Japan's fragile post-disaster political truce unraveled on Thursday as the head of the main opposition party called on unpopular Prime Minister Naoto Kan to quit over his handling of the country's natural calamities and a nuclear crisis.
At the stricken Fukushima Daiichi plant in the northeast of the country, engineers were struggling to find a new way to cool one of the six crippled reactors and Japan's Nuclear and Industrial Safety Agency said it was now "highly likely" there was a hole in the suppression unit of the reactor.
Kan, whose public support stands at about 30 percent, had sought a grand coalition to help the country recover from its worst ever natural disaster and enact bills to pay for the country's biggest reconstruction project since World War Two.

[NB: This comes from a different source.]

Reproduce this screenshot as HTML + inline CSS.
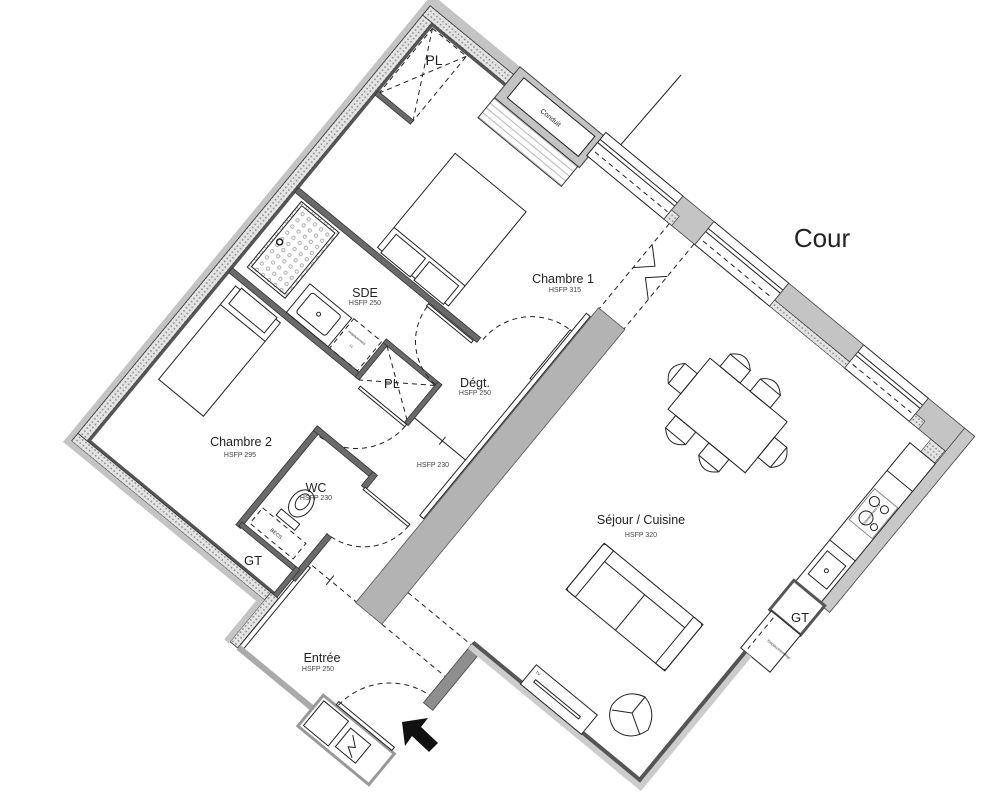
<!DOCTYPE html>
<html><head><meta charset="utf-8"><style>
html,body{margin:0;padding:0;background:#fff;width:994px;height:800px;overflow:hidden;}
#wrap{width:994px;height:800px;overflow:hidden;position:relative;}
svg{display:block;overflow:hidden;}
text{font-family:"Liberation Sans",Arial,sans-serif;fill:#222;}
.s{fill:none;stroke:#222;stroke-width:1;}
.w{fill:#fff;stroke:#222;stroke-width:1;}
.d{fill:none;stroke:#222;stroke-width:1;stroke-dasharray:5,4;}
.iw{fill:#6a6a6a;stroke:#333;stroke-width:0.8;}
.g{fill:#c4c4c4;stroke:#444;stroke-width:0.8;}
.h{font-size:7px;fill:#444;}
.l{font-size:12.5px;}
</style></head><body><div id="wrap">
<svg width="994" height="800" viewBox="0 0 994 800" xmlns="http://www.w3.org/2000/svg">
<defs>
<pattern id="ins" width="4" height="4" patternUnits="userSpaceOnUse"><rect width="4" height="4" fill="#e4e4e4"/><circle cx="2" cy="2" r="0.9" fill="#888"/></pattern>
<pattern id="dots" width="8" height="8" patternUnits="userSpaceOnUse"><rect width="8" height="8" fill="#fff"/><circle cx="4" cy="4" r="1.6" fill="none" stroke="#999" stroke-width="0.7"/></pattern>
<pattern id="hatch" width="6" height="6" patternUnits="userSpaceOnUse"><rect width="6" height="6" fill="#fff"/><line x1="0" y1="3" x2="6" y2="3" stroke="#999" stroke-width="0.7"/></pattern>
<clipPath id="cp"><rect x="0" y="0" width="994" height="800"/></clipPath>
</defs>
<g clip-path="url(#cp)">
<line x1="618" y1="148" x2="681" y2="75" class="s"/>
<circle cx="702" cy="218" r="3.5" class="w"/>

<g transform="translate(430,3) rotate(39.5)">
<rect x="-4" y="-6" width="6" height="578" fill="#c4c4c4"/>
<rect x="2" y="2" width="12" height="554" fill="url(#ins)" stroke="#333" stroke-width="0.8"/>
<rect x="14" y="14" width="3" height="540" fill="#555"/>
<rect x="-4" y="-8" width="116" height="10" fill="#c4c4c4"/>
<rect x="2" y="2" width="108" height="12" fill="url(#ins)" stroke="#333" stroke-width="0.8"/>
<rect x="14" y="14" width="96" height="3" fill="#555"/>
<rect x="110" y="-8" width="110" height="40" fill="#c4c4c4" stroke="#444"/>
<rect x="120" y="-2" width="92" height="26" class="w"/>
<text x="166" y="14" font-size="7" text-anchor="middle">Conduit</text>
<rect x="110" y="32" width="108" height="26" fill="url(#hatch)" stroke="#333"/>
<g>
<rect x="218" y="-12" width="100" height="30" class="w"/><line x1="218" y1="-3" x2="318" y2="-3" class="s"/><line x1="218" y1="1" x2="318" y2="1" class="s"/><line x1="222" y1="10" x2="316" y2="10" class="d"/>
<rect x="358" y="-12" width="97" height="30" class="w"/><line x1="358" y1="-3" x2="455" y2="-3" class="s"/><line x1="358" y1="1" x2="455" y2="1" class="s"/><line x1="362" y1="10" x2="452" y2="10" class="d"/>
<rect x="552" y="-12" width="84" height="30" class="w"/><line x1="552" y1="-3" x2="636" y2="-3" class="s"/><line x1="552" y1="1" x2="636" y2="1" class="s"/><line x1="556" y1="10" x2="632" y2="10" class="d"/>
</g>
<rect x="318" y="-12" width="40" height="30" class="g"/>
<rect x="318" y="6" width="10" height="12" fill="url(#ins)" stroke="#333" stroke-width="0.6"/>
<rect x="455" y="-12" width="97" height="22" class="g"/>
<rect x="455" y="10" width="97" height="8" fill="url(#ins)" stroke="#333" stroke-width="0.6"/>
<rect x="636" y="-12" width="60" height="30" class="g"/>
<rect x="636" y="8" width="12" height="10" fill="url(#ins)" stroke="#333" stroke-width="0.6"/>
<rect x="683" y="-12" width="13" height="228" fill="#c8c8c8" stroke="#444" stroke-width="0.8"/>
<rect x="664" y="18" width="18" height="16" fill="url(#ins)" stroke="#333" stroke-width="0.6"/>
<rect x="650" y="34" width="33" height="180" class="w"/>
<line x1="650" y1="70" x2="683" y2="70" class="s"/>
<rect x="652" y="92" width="30" height="40" fill="#fff" stroke="#888"/>
<circle cx="660" cy="102" r="5" class="s"/><circle cx="673" cy="102" r="4" class="s"/><circle cx="664" cy="120" r="7" class="s"/><circle cx="676" cy="122" r="3.5" class="s"/>
<line x1="650" y1="160" x2="683" y2="160" class="s"/>
<rect x="655" y="170" width="24" height="30" class="s"/><circle cx="667" cy="186" r="2" class="s"/>
<text x="690" y="140" font-size="3.5" transform="rotate(-90 672 145)">Emplacement LV</text>
<rect x="648" y="214" width="40" height="38" fill="#fff" stroke="#555" stroke-width="3"/>
<rect x="650" y="252" width="38" height="48" class="w"/>
<line x1="656" y1="256" x2="656" y2="296" class="d"/>
<text x="666" y="278" font-size="3.5">Emplacement frigo</text>
<rect x="14" y="553" width="245" height="3" fill="#555"/>
<rect x="2" y="556" width="257" height="10" fill="url(#ins)" stroke="#333" stroke-width="0.8"/>
<rect x="-4" y="566" width="256" height="6" fill="#c4c4c4"/>
<rect x="252" y="556" width="10" height="64" fill="url(#ins)" stroke="#333" stroke-width="0.8"/>
<rect x="246" y="566" width="6" height="56" fill="#c4c4c4"/>
<rect x="262" y="512" width="5" height="106" class="w"/>
<rect x="262" y="616" width="98" height="6" fill="#aaa"/>
<rect x="358" y="602" width="92" height="40" fill="#fff" stroke="#999" stroke-width="3"/>
<rect x="362" y="606" width="32" height="32" class="s"/>
<rect x="400" y="610" width="26" height="24" class="s"/>
<polyline points="406,614 416,622 410,626 420,632" class="s"/>
<rect x="374" y="597" width="72" height="4" class="w"/>
<path d="M376,600 A71,71 0 0 1 447,534" class="d"/>
<rect x="440" y="466" width="12" height="78" fill="#8e8e8e" stroke="#444" stroke-width="0.8"/>
<rect x="440" y="468" width="222" height="6" fill="#ccc"/>
<rect x="440" y="464" width="220" height="4" fill="#555"/>
<rect x="658" y="300" width="6" height="174" fill="#ccc"/>
<rect x="654" y="300" width="4" height="168" fill="#555"/>
<rect x="18" y="18" width="44" height="84" class="d"/>
<line x1="18" y1="18" x2="62" y2="102" class="d"/><line x1="62" y1="18" x2="18" y2="102" class="d"/>
<rect x="16" y="101" width="46" height="5" class="iw"/>
<rect x="16" y="226" width="236" height="6" class="iw"/>
<rect x="16" y="330" width="168" height="6" class="iw"/>
<rect x="180" y="287" width="5" height="49" class="iw"/>
<rect x="180" y="287" width="72" height="5" class="iw"/>
<rect x="247" y="287" width="5" height="53" class="iw"/>
<line x1="185" y1="292" x2="247" y2="336" class="d"/><line x1="247" y1="292" x2="185" y2="336" class="d"/>
<rect x="190" y="233" width="58" height="3" class="w"/>
<path d="M191,236 A57,57 0 0 0 248,291" class="d"/>
<rect x="316" y="163" width="4" height="63" class="w"/>
<path d="M255,226 A63,63 0 0 1 318,163" class="d"/>
<rect x="190" y="340" width="60" height="3" class="w"/>
<path d="M250,342 A64,64 0 0 1 186,405" class="d"/>
<line x1="252" y1="330" x2="324" y2="330" class="s"/>
<line x1="288" y1="325" x2="288" y2="335" class="s"/>
<rect x="182" y="398" width="6" height="128" class="iw"/>
<rect x="182" y="398" width="76" height="6" class="iw"/>
<rect x="254" y="398" width="6" height="18" class="iw"/>
<rect x="258" y="415" width="58" height="3" class="w"/>
<path d="M316,417 A58,58 0 0 1 258,475" class="d"/>
<rect x="258" y="475" width="6" height="57" class="iw"/>
<rect x="185" y="520" width="75" height="5" class="iw"/>
<rect x="255" y="520" width="5" height="36" class="iw"/>
<ellipse cx="219" cy="468" rx="11" ry="15" class="s"/>
<ellipse cx="219" cy="466" rx="6" ry="9" class="s"/>
<rect x="207" y="485" width="24" height="8" class="s"/>
<rect x="192" y="496" width="56" height="20" class="d"/>
<text x="212" y="509" font-size="5">BECS</text>
<line x1="267" y1="509" x2="324" y2="509" class="d"/>
<line x1="290" y1="503" x2="290" y2="515" class="s"/>
<rect x="324" y="128" width="34" height="382" fill="#b3b3b3" stroke="#555" stroke-width="0.8"/>
<rect x="318" y="140" width="5" height="262" class="w"/>
<line x1="325" y1="18" x2="325" y2="128" class="d"/>
<line x1="357" y1="18" x2="357" y2="128" class="d"/>
<polyline points="325,45 341,60 325,75" class="s"/>
<polyline points="357,60 341,75 357,90" class="s"/>
<line x1="358" y1="469" x2="440" y2="469" class="d"/>
<line x1="358" y1="510" x2="440" y2="510" class="d"/>
<rect x="115" y="100" width="92" height="122" class="w"/>
<line x1="115" y1="196" x2="207" y2="196" class="s"/>
<rect x="121" y="200" width="38" height="24" class="w"/>
<rect x="164" y="200" width="38" height="24" class="w"/>
<rect x="30" y="342" width="58" height="121" class="w"/>
<rect x="36" y="340" width="46" height="20" class="w"/>
<line x1="30" y1="366" x2="88" y2="366" class="s"/>
<rect x="27" y="235" width="49" height="85" fill="url(#dots)" stroke="#222"/>
<rect x="30" y="238" width="43" height="79" class="s"/>
<circle cx="36" cy="280" r="3" fill="none" stroke="#222" stroke-width="1.5"/>
<rect x="86" y="293" width="54" height="37" class="w"/>
<rect x="93" y="298" width="38" height="26" rx="3" class="s"/>
<circle cx="112" cy="311" r="2" class="s"/>
<rect x="142" y="292" width="36" height="38" class="d"/>
<text x="146" y="306" font-size="3.5">emplacement</text><text x="156" y="316" font-size="3.5">LL</text>
<rect x="442" y="96" width="100" height="66" class="w"/>
<g class="s">
<rect x="455" y="80" width="26" height="16"/><path d="M455,80 Q468,66 481,80"/>
<rect x="494" y="80" width="26" height="16"/><path d="M494,80 Q507,66 520,80"/>
<rect x="452" y="162" width="26" height="16"/><path d="M452,178 Q465,192 478,178"/>
<rect x="495" y="162" width="26" height="16"/><path d="M495,178 Q508,192 521,178"/>
<rect x="426" y="116" width="16" height="26"/><path d="M426,116 Q412,129 426,142"/>
<rect x="542" y="116" width="16" height="26"/><path d="M558,116 Q572,129 558,142"/>
</g>
<rect x="478" y="306" width="128" height="60" rx="3" class="w"/>
<rect x="478" y="306" width="12" height="60" class="s"/>
<rect x="594" y="306" width="12" height="60" class="s"/>
<line x1="490" y1="320" x2="594" y2="320" class="s"/>
<line x1="542" y1="320" x2="542" y2="366" class="s"/>
<rect x="503" y="443" width="79" height="25" class="w"/>
<rect x="512" y="455" width="58" height="3" class="s"/>
<text x="507" y="450" font-size="4">TV</text>
</g>

<path d="M612,705 Q625,688 645,697 Q657,712 648,730 Q630,742 615,730 Q606,718 612,705 Z" class="s"/>
<line x1="632" y1="713" x2="612" y2="710" class="s"/><line x1="632" y1="713" x2="645" y2="697" class="s"/><line x1="632" y1="713" x2="640" y2="735" class="s"/>
<polygon points="402,722 428,718 421,727 438,743 429,752 412,736 405,746" fill="#111"/>

<text x="434" y="65" font-size="14" text-anchor="middle">PL</text>
<text x="563" y="283" class="l" text-anchor="middle">Chambre 1</text>
<text x="565" y="292" class="h" text-anchor="middle">HSFP 315</text>
<text x="365" y="297" class="l" text-anchor="middle">SDE</text>
<text x="365" y="305" class="h" text-anchor="middle">HSFP 250</text>
<text x="392" y="388" font-size="13" text-anchor="middle">PL</text>
<text x="475" y="387" class="l" text-anchor="middle">Dégt.</text>
<text x="475" y="395" class="h" text-anchor="middle">HSFP 250</text>
<text x="241" y="446" class="l" text-anchor="middle">Chambre 2</text>
<text x="240" y="457" class="h" text-anchor="middle">HSFP 295</text>
<text x="433" y="467" class="h" text-anchor="middle">HSFP 230</text>
<text x="316" y="492" class="l" text-anchor="middle">WC</text>
<text x="316" y="500" class="h" text-anchor="middle">HSFP 230</text>
<text x="253" y="565" font-size="13" text-anchor="middle">GT</text>
<text x="322" y="662" class="l" text-anchor="middle">Entrée</text>
<text x="318" y="671" class="h" text-anchor="middle">HSFP 250</text>
<text x="641" y="524" class="l" text-anchor="middle">Séjour / Cuisine</text>
<text x="641" y="537" class="h" text-anchor="middle">HSFP 320</text>
<text x="822" y="247" font-size="26" text-anchor="middle">Cour</text>
<text x="800" y="622" font-size="13" text-anchor="middle">GT</text>
</g>
</svg>
</div></body></html>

Kan's Democratic Party controls parliament's lower house but needs opposition help to pass bills because it lacks a majority in the upper chamber, which can block legislation.
But the head of the main opposition Liberal Democratic Party (LDP) -- who last week ruled out joining hands -- on Thursday pressured Kan to go.
"The time has come for (the prime minister) to decide whether he stays or goes," Kyodo news agency quoted Sadakazu Tanigaki as telling a news conference.
Tanigaki's comment reflects the view of many in his conservative party that Kan must step down as a precondition for any coalition as well as a hope that criticism of Kan within his own Democratic Party will gather steam after party powerbroker Ichiro Ozawa blasted the premier over his crisis management.
Upper House speaker Takeo Nishioka, a well-known Kan critic from the Democrats, also urged Kan to resign, Kyodo said.
That the Kan government was going to fall was a given, I'm just honestly surprised it took this long. It won't be long now before Kan is forced to resign either by pressure or a no-confidence vote, and the faster Kan is ousted, the more quickly I believe the world will learn the true extent of the Fukushima Daiichi disaster.